I think AIs being able to smell is generally a good idea, but I think it should only be given to creatures like burricks, apemen, and hounds - the sorts of AIs that could realistically differentiate your scent from the scents of their pack-mates or companions. All humans can smell, obviously, but our sense of smell isn't acute enough to tell the difference between "friendly" scents and those of strangers or intruders - if we even smell each other in the first place, which usually doesn't happen outside of extreme circumstances.
So I propose to keep TMA's "pseudo" smelling for human AIs (i.e. the occasionally muttered "Damn, it stinks around here." type comment) - perhaps even have it be a conditional trigger that activates if the current room brush is set to "Roomstink = True" or something along those lines. Make it more of an environmental awareness where humans are concerned (as opposed to an awareness of Garrett, who under normal circumstances shouldn't be giving off a strong smell).
Creatures with superior senses of smell, like those cited above, should be the ones the player has to watch out for. The only way the player could avoid being smelled by these types would be either to keep their distance or hide in water, both of which would be easy to code.

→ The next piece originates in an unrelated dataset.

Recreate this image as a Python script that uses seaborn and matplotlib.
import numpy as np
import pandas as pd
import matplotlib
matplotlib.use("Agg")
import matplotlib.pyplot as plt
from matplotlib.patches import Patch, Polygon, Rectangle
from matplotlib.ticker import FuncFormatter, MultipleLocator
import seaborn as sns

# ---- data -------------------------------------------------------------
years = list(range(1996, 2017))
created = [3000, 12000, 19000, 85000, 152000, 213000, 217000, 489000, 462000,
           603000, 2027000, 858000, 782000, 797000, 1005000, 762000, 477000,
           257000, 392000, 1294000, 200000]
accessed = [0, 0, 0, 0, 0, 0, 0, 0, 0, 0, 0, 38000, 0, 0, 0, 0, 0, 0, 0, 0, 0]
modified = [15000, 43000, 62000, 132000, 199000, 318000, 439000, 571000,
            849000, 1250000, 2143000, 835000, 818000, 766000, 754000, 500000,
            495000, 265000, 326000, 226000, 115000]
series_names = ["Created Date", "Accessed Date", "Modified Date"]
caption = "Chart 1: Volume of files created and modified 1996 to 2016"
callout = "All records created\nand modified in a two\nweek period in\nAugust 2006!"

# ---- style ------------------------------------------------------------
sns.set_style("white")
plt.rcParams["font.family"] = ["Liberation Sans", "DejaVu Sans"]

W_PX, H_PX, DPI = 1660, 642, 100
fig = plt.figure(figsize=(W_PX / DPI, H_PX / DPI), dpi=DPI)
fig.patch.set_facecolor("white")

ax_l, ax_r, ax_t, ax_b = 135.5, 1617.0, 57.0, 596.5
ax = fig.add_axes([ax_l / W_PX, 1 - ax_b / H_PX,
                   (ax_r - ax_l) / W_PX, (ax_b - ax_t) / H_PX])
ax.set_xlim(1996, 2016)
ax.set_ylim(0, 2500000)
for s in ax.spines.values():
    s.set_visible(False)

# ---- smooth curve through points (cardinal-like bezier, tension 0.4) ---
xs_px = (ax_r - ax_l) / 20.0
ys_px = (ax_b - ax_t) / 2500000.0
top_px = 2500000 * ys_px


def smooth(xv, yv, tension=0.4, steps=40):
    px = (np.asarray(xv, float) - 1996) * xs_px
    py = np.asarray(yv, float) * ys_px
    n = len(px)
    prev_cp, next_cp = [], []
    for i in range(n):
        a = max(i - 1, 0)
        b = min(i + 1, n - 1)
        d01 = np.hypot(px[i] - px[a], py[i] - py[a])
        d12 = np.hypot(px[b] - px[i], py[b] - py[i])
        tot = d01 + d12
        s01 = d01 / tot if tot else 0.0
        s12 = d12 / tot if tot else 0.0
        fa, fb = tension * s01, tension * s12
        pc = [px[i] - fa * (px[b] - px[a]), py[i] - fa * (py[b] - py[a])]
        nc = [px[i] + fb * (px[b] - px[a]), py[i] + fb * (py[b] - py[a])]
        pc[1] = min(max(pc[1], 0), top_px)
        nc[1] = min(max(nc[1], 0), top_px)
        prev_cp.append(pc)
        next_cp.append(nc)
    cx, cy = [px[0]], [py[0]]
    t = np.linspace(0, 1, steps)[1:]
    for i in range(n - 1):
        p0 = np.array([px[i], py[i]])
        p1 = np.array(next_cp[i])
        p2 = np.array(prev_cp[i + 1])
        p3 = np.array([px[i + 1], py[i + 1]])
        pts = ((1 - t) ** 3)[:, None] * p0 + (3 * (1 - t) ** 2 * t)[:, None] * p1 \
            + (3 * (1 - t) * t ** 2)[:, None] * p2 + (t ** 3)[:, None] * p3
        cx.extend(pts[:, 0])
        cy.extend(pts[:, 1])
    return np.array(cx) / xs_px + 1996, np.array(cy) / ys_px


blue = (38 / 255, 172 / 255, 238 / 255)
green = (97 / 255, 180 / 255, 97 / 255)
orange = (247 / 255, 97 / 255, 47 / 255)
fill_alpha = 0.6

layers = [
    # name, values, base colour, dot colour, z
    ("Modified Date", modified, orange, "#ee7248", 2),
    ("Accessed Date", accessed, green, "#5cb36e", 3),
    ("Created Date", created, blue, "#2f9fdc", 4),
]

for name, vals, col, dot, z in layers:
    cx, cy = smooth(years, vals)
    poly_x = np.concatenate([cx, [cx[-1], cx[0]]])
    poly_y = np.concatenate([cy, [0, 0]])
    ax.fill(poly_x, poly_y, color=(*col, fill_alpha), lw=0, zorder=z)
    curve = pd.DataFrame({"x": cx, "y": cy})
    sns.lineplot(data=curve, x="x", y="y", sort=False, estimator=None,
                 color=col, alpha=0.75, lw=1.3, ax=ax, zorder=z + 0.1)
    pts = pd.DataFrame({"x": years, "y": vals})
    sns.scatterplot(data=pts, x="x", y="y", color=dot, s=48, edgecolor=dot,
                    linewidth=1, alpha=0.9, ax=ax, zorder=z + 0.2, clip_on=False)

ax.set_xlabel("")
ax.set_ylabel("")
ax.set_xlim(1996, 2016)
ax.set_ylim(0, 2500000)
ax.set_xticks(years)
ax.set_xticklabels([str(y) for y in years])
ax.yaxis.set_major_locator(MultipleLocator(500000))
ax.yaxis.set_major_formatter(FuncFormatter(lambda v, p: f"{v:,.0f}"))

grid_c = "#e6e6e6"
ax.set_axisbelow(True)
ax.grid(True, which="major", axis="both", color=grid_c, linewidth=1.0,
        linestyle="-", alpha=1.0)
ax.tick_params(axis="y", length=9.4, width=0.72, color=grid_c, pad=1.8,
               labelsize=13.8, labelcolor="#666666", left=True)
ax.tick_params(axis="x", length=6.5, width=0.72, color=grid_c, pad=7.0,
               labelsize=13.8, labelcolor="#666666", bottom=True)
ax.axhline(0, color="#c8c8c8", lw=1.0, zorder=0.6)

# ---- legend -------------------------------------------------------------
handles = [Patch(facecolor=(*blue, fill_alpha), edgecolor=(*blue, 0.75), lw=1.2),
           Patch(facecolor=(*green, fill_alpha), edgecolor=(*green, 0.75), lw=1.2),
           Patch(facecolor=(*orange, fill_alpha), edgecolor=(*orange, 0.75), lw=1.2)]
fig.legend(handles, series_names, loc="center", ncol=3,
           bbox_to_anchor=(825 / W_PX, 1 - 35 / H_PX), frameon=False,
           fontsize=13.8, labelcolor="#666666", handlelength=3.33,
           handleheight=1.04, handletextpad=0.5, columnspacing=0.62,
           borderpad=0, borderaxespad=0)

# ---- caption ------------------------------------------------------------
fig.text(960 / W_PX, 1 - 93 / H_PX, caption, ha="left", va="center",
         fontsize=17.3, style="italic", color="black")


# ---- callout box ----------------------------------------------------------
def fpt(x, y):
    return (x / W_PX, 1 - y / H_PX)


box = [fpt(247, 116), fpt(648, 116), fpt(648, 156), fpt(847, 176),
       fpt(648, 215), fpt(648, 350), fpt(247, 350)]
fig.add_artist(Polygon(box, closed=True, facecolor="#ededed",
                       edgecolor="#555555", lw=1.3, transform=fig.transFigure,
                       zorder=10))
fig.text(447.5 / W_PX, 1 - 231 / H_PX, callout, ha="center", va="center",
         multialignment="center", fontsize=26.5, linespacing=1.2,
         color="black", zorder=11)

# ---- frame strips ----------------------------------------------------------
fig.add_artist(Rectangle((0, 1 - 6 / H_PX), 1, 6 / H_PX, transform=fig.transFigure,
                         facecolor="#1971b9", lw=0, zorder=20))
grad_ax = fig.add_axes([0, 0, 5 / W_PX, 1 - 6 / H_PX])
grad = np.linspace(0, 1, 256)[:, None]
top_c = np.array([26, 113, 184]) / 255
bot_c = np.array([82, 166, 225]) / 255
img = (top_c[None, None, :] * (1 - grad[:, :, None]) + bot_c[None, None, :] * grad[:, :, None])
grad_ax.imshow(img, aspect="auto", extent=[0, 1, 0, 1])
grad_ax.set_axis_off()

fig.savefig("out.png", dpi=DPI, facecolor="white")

For these AIs, "smell" would function pretty much the way hearing does - causing the AI to enter a search mode when the player's scent-stim goes off within the AI's smell-radius, and begin following the player's trail, starting from the nearest scent-marker (the actual agent of the scent-stim) and moving toward the "freshest" (highest valued) scent-marker (meaning each marker's value would be set to count down at a regular rate over a specified span of time starting from the instant that marker is created, until the value reaches 0 - at which point the marker would delete itself and disappear from the world).
Unlike noise-beacons, which the player triggers only under certain conditions, the player's "scent" would be active constantly no matter where they are or what they're doing -
unless they enter water. All water has a water-stim. This stim can be made perpetually active (occurring every second), and would be given a function which sets the player's scent-property to "off" for 1 second (i.e. the player stops creating scent-markers for 1 second, then the property automatically turns back "on" - but is instantaneously turned "off" again by the next occurring water-stim, and so on). This would mean that as soon as the player exits the water, the water-stim would cease to contact the player and their scent-property would reactivate 1 second later - and begin producing scent-markers again.

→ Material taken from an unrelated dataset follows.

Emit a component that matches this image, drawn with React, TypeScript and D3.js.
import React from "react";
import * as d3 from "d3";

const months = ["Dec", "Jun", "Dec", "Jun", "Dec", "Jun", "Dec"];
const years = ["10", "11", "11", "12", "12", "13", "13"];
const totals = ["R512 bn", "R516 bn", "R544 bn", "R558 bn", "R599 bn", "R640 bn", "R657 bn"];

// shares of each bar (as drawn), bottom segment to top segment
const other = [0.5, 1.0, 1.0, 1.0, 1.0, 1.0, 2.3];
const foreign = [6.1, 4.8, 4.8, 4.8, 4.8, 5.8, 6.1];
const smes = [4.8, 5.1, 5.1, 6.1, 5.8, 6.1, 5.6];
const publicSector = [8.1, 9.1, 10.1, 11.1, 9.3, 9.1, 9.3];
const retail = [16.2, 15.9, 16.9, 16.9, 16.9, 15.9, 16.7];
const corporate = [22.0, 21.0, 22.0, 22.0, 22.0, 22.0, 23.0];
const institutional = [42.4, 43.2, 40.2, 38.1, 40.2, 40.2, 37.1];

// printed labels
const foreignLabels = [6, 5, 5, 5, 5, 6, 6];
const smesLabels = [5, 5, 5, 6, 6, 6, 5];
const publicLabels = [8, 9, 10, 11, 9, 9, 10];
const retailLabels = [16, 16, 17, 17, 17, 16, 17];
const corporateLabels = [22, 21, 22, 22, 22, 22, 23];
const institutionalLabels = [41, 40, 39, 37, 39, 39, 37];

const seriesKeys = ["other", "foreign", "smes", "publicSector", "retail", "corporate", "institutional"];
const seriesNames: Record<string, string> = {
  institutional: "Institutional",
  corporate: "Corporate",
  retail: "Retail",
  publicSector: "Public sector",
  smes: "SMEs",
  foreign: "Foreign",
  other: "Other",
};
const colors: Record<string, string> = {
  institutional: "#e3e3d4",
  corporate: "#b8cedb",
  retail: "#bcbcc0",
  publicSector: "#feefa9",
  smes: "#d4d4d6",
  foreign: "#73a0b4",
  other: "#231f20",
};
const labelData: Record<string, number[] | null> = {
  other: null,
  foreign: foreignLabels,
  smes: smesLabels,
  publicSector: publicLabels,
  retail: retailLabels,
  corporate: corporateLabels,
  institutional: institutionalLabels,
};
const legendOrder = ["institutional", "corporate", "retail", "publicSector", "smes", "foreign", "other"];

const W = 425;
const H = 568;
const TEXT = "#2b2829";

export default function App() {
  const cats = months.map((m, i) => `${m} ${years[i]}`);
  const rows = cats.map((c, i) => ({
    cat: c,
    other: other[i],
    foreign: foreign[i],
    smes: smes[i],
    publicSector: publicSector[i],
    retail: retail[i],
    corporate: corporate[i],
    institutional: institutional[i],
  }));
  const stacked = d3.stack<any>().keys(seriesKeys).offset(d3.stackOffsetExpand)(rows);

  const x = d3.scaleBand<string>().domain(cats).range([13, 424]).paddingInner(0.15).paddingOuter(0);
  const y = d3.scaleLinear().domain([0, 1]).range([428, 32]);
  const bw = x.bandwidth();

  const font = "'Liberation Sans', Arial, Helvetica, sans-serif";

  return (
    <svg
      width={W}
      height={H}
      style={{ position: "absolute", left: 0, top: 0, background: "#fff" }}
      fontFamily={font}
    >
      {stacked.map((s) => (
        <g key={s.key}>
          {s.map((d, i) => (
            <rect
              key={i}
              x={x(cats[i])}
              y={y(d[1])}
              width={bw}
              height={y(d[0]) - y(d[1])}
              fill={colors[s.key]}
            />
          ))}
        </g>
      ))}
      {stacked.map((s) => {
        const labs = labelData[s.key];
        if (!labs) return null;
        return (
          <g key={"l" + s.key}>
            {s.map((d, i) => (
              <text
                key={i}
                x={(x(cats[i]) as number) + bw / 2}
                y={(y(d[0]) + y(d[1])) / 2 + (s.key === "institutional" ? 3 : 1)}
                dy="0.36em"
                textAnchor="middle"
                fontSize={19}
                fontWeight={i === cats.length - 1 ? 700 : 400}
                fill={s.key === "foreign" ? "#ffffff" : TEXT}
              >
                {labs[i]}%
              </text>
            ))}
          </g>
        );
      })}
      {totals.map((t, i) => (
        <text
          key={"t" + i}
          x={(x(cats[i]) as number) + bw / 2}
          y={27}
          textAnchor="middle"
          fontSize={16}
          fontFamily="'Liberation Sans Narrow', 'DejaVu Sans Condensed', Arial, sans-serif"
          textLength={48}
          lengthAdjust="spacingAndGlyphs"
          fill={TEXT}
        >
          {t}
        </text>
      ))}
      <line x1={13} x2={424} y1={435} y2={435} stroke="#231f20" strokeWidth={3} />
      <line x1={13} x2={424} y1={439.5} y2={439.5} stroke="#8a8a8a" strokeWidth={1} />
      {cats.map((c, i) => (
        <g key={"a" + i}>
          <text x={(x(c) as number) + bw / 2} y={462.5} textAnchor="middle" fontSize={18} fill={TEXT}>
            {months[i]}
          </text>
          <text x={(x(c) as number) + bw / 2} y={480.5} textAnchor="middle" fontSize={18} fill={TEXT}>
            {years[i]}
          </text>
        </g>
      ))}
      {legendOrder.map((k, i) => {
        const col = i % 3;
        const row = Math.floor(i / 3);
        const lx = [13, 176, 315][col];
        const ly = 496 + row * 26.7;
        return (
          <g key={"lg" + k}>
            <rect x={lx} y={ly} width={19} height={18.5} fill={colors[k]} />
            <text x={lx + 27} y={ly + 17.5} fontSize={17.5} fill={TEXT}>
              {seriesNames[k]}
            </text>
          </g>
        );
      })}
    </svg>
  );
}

Bakerman on 21/11/2009 at 06:52
Quote:
All water has a water-stim. This stim can be made perpetually active (occurring every second), and would be given a function which sets the player's scent-property to "off" for 1 second (i.e. the player stops creating scent-markers for 1 second, then the property automatically turns back "on" - but is instantaneously turned "off" again by the next occurring water-stim, and so on).
Programmer horror. All it need be is something as simple as
Code:
each second
if (player not in water)
make scent stim;
else
don't; //What a useless addendum... but maybe we could spawn a scent stim for fishies here...

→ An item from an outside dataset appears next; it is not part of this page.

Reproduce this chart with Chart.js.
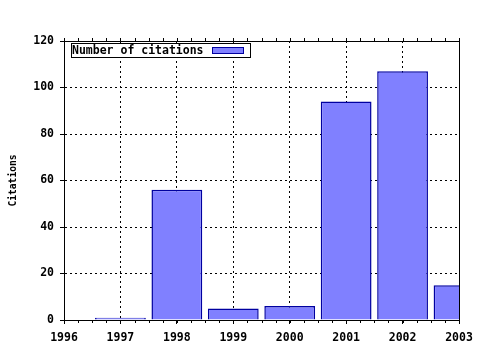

But whatever the implementation, the idea sounds all right... I'm not sure how the AI sense system works under the hood, which would really affect how you wanted to implement it. But I think smell senses could be a good thing if used in small doses in specific situations (i.e., burricks). I wouldn't want to be running away from guards shouting "I smell you, taffer!" ;)
The Shroud on 21/11/2009 at 07:08
Lol. True. In other words, humans shouldn't smell you - only the environment. Whereas certain other creatures shouldn't smell the environment (i.e. Burricks aren't going to grunt that their cave stinks) - just you.
jtr7 on 21/11/2009 at 07:46
s13_trans2: "Well, thank you, I guess. Nice doing business with someone who don't stink up the place with fish smell."
g3_idle_bs2: "Used to store fish or something down here. I can still smell it."